* _TASK TO COMPLETE_: Without the pictures, write out all the lines below exactly as they appear.

* _DATASET EXCERPT_:
────────────────────────────────────────

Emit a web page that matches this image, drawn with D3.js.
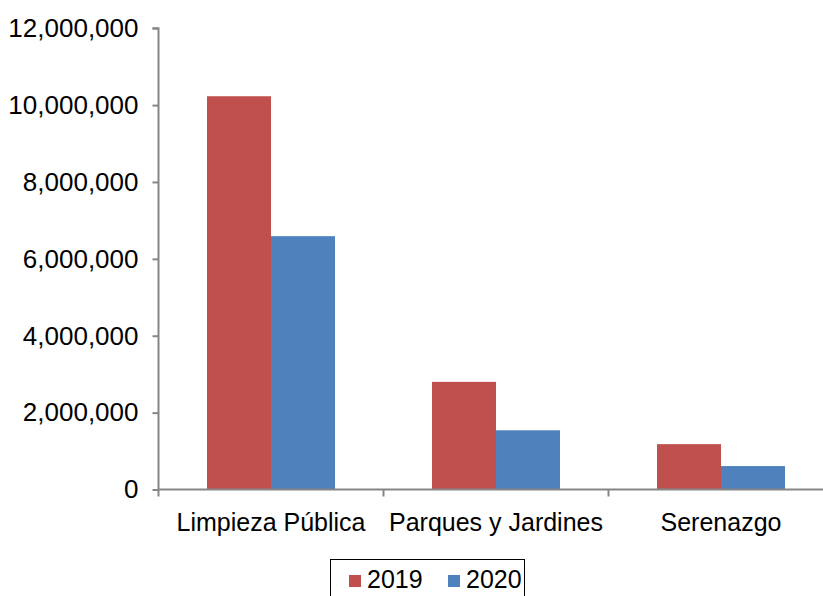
<!DOCTYPE html>
<html>
<head>
<meta charset="utf-8">
<script src="https://cdn.jsdelivr.net/npm/d3@7"></script>
<style>
  body { margin: 0; background: #fff; }
  text { font-family: "Liberation Sans", Arial, sans-serif; fill: #000; }
</style>
</head>
<body>
<svg id="chart" width="823" height="596"></svg>
<script>
const categories = ["Limpieza Pública", "Parques y Jardines", "Serenazgo"];
const seriesNames = ["2019", "2020"];
const values2019 = [10230000, 2800000, 1180000];
const values2020 = [6590000, 1540000, 610000];
const yTicks = [0, 2000000, 4000000, 6000000, 8000000, 10000000, 12000000];
const colors = ["#C0504D", "#4F81BD"];

(function () {
const svg = d3.select("#chart");
const mLeft = 158.5, mRight = 833.5, mTop = 28.2, mBottom = 489.5;

const x = d3.scaleBand().domain(categories).range([mLeft, mRight]).paddingInner(0).paddingOuter(0);
const barW = 64;
const xs = d3.scaleBand().domain(seriesNames).range([0, barW * 2]);
const y = d3.scaleLinear().domain([0, 12000000]).range([mBottom, mTop]);

const series = [values2019, values2020];
const data = [];
categories.forEach((c, i) => {
  seriesNames.forEach((s, j) => data.push({ c, s, v: series[j][i], j }));
});

const bandOffset = (x.bandwidth() - barW * 2) / 2;
svg.append("g").selectAll("rect").data(data).join("rect")
  .attr("x", d => x(d.c) + bandOffset + xs(d.s))
  .attr("y", d => y(d.v))
  .attr("width", xs.bandwidth())
  .attr("height", d => y(0) - y(d.v))
  .attr("fill", d => colors[d.j]);

// Y axis
const fmt = d3.format(",");
const yAxis = svg.append("g").attr("transform", `translate(${mLeft},0)`)
  .call(d3.axisLeft(y).tickValues(yTicks).tickFormat(fmt).tickSize(6).tickPadding(14));
yAxis.select(".domain").attr("stroke", "#868686").attr("stroke-width", 2).attr("d", `M-6,${mTop}H0V${mBottom}`);
yAxis.selectAll(".tick line").attr("stroke", "#868686").attr("stroke-width", 2);
yAxis.selectAll(".tick text").attr("font-size", 26).attr("fill", "#000").attr("font-family", "Liberation Sans, Arial, sans-serif");

// X axis
const xAxis = svg.append("g").attr("transform", `translate(0,${mBottom})`)
  .call(d3.axisBottom(x).tickSize(0).tickPadding(0));
xAxis.select(".domain").attr("stroke", "#868686").attr("stroke-width", 2).attr("d", `M${mLeft},0H823`);
xAxis.selectAll(".tick text").remove();
const bounds = categories.map(c => x(c)).concat([x(categories[categories.length - 1]) + x.bandwidth()]);
xAxis.append("g").selectAll("line").data(bounds).join("line")
  .attr("x1", d => d).attr("x2", d => d).attr("y1", 0).attr("y2", 7)
  .attr("stroke", "#868686").attr("stroke-width", 2);
svg.append("g").selectAll("text").data(categories).join("text")
  .attr("x", d => x(d) + x.bandwidth() / 2)
  .attr("y", 531)
  .attr("text-anchor", "middle")
  .attr("font-size", 25)
  .text(d => d);

// Legend
const lg = svg.append("g");
lg.append("rect").attr("x", 330.5).attr("y", 559.5).attr("width", 194).attr("height", 50)
  .attr("fill", "#fff").attr("stroke", "#000").attr("stroke-width", 1);
const legendX = [349, 448];
seriesNames.forEach((s, j) => {
  lg.append("rect").attr("x", legendX[j]).attr("y", 575).attr("width", 12).attr("height", 12).attr("fill", colors[j]);
  lg.append("text").attr("x", legendX[j] + 18).attr("y", 588).attr("font-size", 25).text(s);
});
})();
</script>
</body>
</html>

────────────────────────────────────────

* _REPLY TO THE EXERCISE_:
Emit a web page that matches this image, drawn with D3.js.
<!DOCTYPE html>
<html>
<head>
<meta charset="utf-8">
<script src="https://cdn.jsdelivr.net/npm/d3@7"></script>
<style>
  body { margin: 0; background: #fff; }
  text { font-family: "Liberation Sans", Arial, sans-serif; fill: #000; }
</style>
</head>
<body>
<svg id="chart" width="823" height="596"></svg>
<script>
const categories = ["Limpieza Pública", "Parques y Jardines", "Serenazgo"];
const seriesNames = ["2019", "2020"];
const values2019 = [10230000, 2800000, 1180000];
const values2020 = [6590000, 1540000, 610000];
const yTicks = [0, 2000000, 4000000, 6000000, 8000000, 10000000, 12000000];
const colors = ["#C0504D", "#4F81BD"];

(function () {
const svg = d3.select("#chart");
const mLeft = 158.5, mRight = 833.5, mTop = 28.2, mBottom = 489.5;

const x = d3.scaleBand().domain(categories).range([mLeft, mRight]).paddingInner(0).paddingOuter(0);
const barW = 64;
const xs = d3.scaleBand().domain(seriesNames).range([0, barW * 2]);
const y = d3.scaleLinear().domain([0, 12000000]).range([mBottom, mTop]);

const series = [values2019, values2020];
const data = [];
categories.forEach((c, i) => {
  seriesNames.forEach((s, j) => data.push({ c, s, v: series[j][i], j }));
});

const bandOffset = (x.bandwidth() - barW * 2) / 2;
svg.append("g").selectAll("rect").data(data).join("rect")
  .attr("x", d => x(d.c) + bandOffset + xs(d.s))
  .attr("y", d => y(d.v))
  .attr("width", xs.bandwidth())
  .attr("height", d => y(0) - y(d.v))
  .attr("fill", d => colors[d.j]);

// Y axis
const fmt = d3.format(",");
const yAxis = svg.append("g").attr("transform", `translate(${mLeft},0)`)
  .call(d3.axisLeft(y).tickValues(yTicks).tickFormat(fmt).tickSize(6).tickPadding(14));
yAxis.select(".domain").attr("stroke", "#868686").attr("stroke-width", 2).attr("d", `M-6,${mTop}H0V${mBottom}`);
yAxis.selectAll(".tick line").attr("stroke", "#868686").attr("stroke-width", 2);
yAxis.selectAll(".tick text").attr("font-size", 26).attr("fill", "#000").attr("font-family", "Liberation Sans, Arial, sans-serif");

// X axis
const xAxis = svg.append("g").attr("transform", `translate(0,${mBottom})`)
  .call(d3.axisBottom(x).tickSize(0).tickPadding(0));
xAxis.select(".domain").attr("stroke", "#868686").attr("stroke-width", 2).attr("d", `M${mLeft},0H823`);
xAxis.selectAll(".tick text").remove();
const bounds = categories.map(c => x(c)).concat([x(categories[categories.length - 1]) + x.bandwidth()]);
xAxis.append("g").selectAll("line").data(bounds).join("line")
  .attr("x1", d => d).attr("x2", d => d).attr("y1", 0).attr("y2", 7)
  .attr("stroke", "#868686").attr("stroke-width", 2);
svg.append("g").selectAll("text").data(categories).join("text")
  .attr("x", d => x(d) + x.bandwidth() / 2)
  .attr("y", 531)
  .attr("text-anchor", "middle")
  .attr("font-size", 25)
  .text(d => d);

// Legend
const lg = svg.append("g");
lg.append("rect").attr("x", 330.5).attr("y", 559.5).attr("width", 194).attr("height", 50)
  .attr("fill", "#fff").attr("stroke", "#000").attr("stroke-width", 1);
const legendX = [349, 448];
seriesNames.forEach((s, j) => {
  lg.append("rect").attr("x", legendX[j]).attr("y", 575).attr("width", 12).attr("height", 12).attr("fill", colors[j]);
  lg.append("text").attr("x", legendX[j] + 18).attr("y", 588).attr("font-size", 25).text(s);
});
})();
</script>
</body>
</html>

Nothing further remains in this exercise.